MERAL DANIŞ BEŞTAŞ (Devamla) - Bizimle siyaseten çarpışamıyorsunuz. Belediye başkanlarını alıyorsunuz, il başkanlarını alıyorsunuz.
İLYAS ŞEKER (Kocaeli) - O teröristlerin hakkı o işte.
(Hatibin, Bakanlar Kurulu sıralarına elindeki kelepçeyi bırakması)
MERAL DANIŞ BEŞTAŞ (Devamla) - Bunu ben Sayın Başbakana hediye ediyorum. Karar verici olarak Sayın Başbakan bundan sonra... (AK PARTİ sıralarından gürültüler)
MEHMET MUŞ (İstanbul) - Sayın Başkan, böyle bir usul yok.
MERAL DANIŞ BEŞTAŞ (Devamla) - Bunu zaten her gün kullanıyorsunuz.
FUAT KÖKTAŞ (Samsun) - Gerektiği zaman da kullanacağız.
MERAL DANIŞ BEŞTAŞ (Devamla) - Siz konuşamıyorsunuz, savunacağınız hiçbir şey yok. "En büyük savunma saldırıdır." diyorsunuz ve bu nedenle saldırınızın dayanağını da Türkiye Cumhuriyeti devletinin bütün kurumlarını, kurullarını, kadrolarını kendi emrinize alarak bu ülkeyi zorbalıkla, baskıyla yönetmeye çalıştınız.

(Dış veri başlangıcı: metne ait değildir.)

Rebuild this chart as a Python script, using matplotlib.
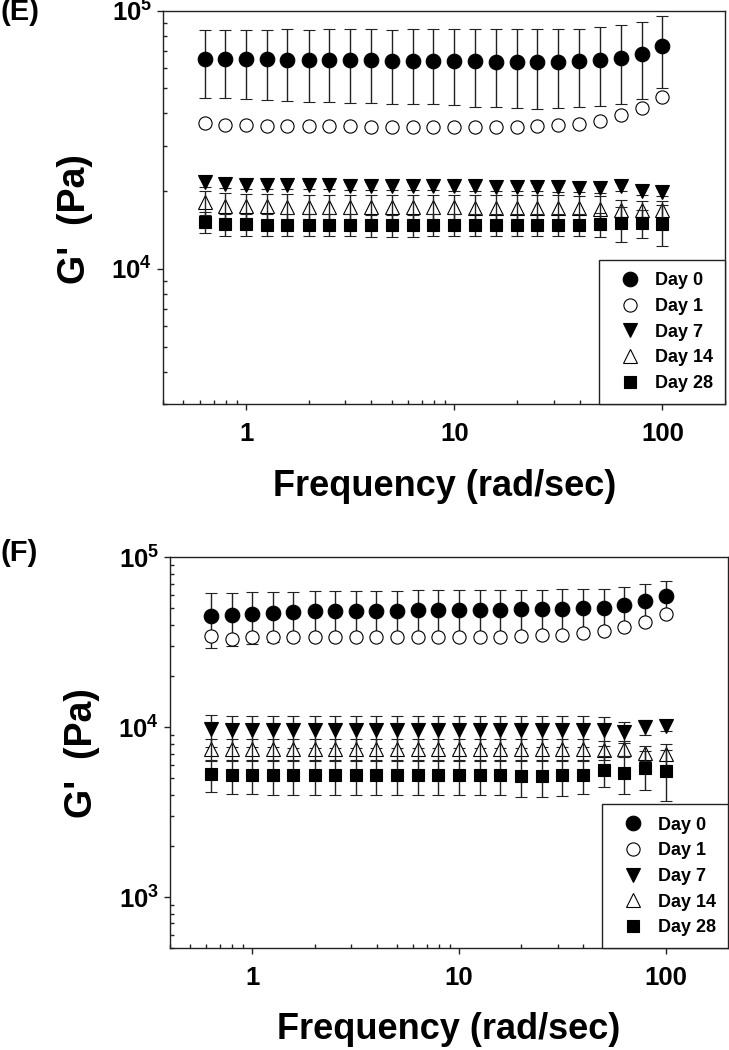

Şunu unutmayın: Diyarbakır'a bugüne kadar hiçbir darbe diz çöktürememiştir, ne 12 Eylülcüler ne başka darbeciler diz çöktürememiştir Diyarbakır'a. Siz de Diyarbakır'a diz çöktüremezsiniz, asla diz çöktüremeyeceksiniz.
(Isparta Milletvekili Sait Yüce'nin, Bakanlar Kurulu sıralarından aldığı kelepçeyi HDP Grubu sıralarına bırakması) (AK PARTİ sıralarından "Bravo" sesleri, alkışlar)
MAHMUT TOĞRUL (Gaziantep) - Götür, götür, sana lazım olur.
ALİ ÖZCAN (İstanbul) - Sana lazım olacak o kelepçe.
MERAL DANIŞ BEŞTAŞ (Devamla) - O kelepçeyi oraya bırakmakla sadece komik oluyorsunuz. Siz o kelepçeyle siyaset yapıyorsunuz, o kelepçede sizin gücünüz. Siz konuşamadığınız için, haksızlığınızı gizlemek için Türkiye'nin her tarafında, basından belediye başkanlarına, siyasetçilere, herkese bu kelepçeyi takarak ülkeyi tam bir darbe rejimine dönüştürdünüz. Şu anda hukuk devleti olmak değil, faşizm olmaktır düsturunuz ve biz buna karşı "Hep birlikte Diyarbakır'ız." diyoruz ve Diyarbakır'a sonuna kadar sahip çıkacağız ve iradesini size ezdirmeyeceğiz.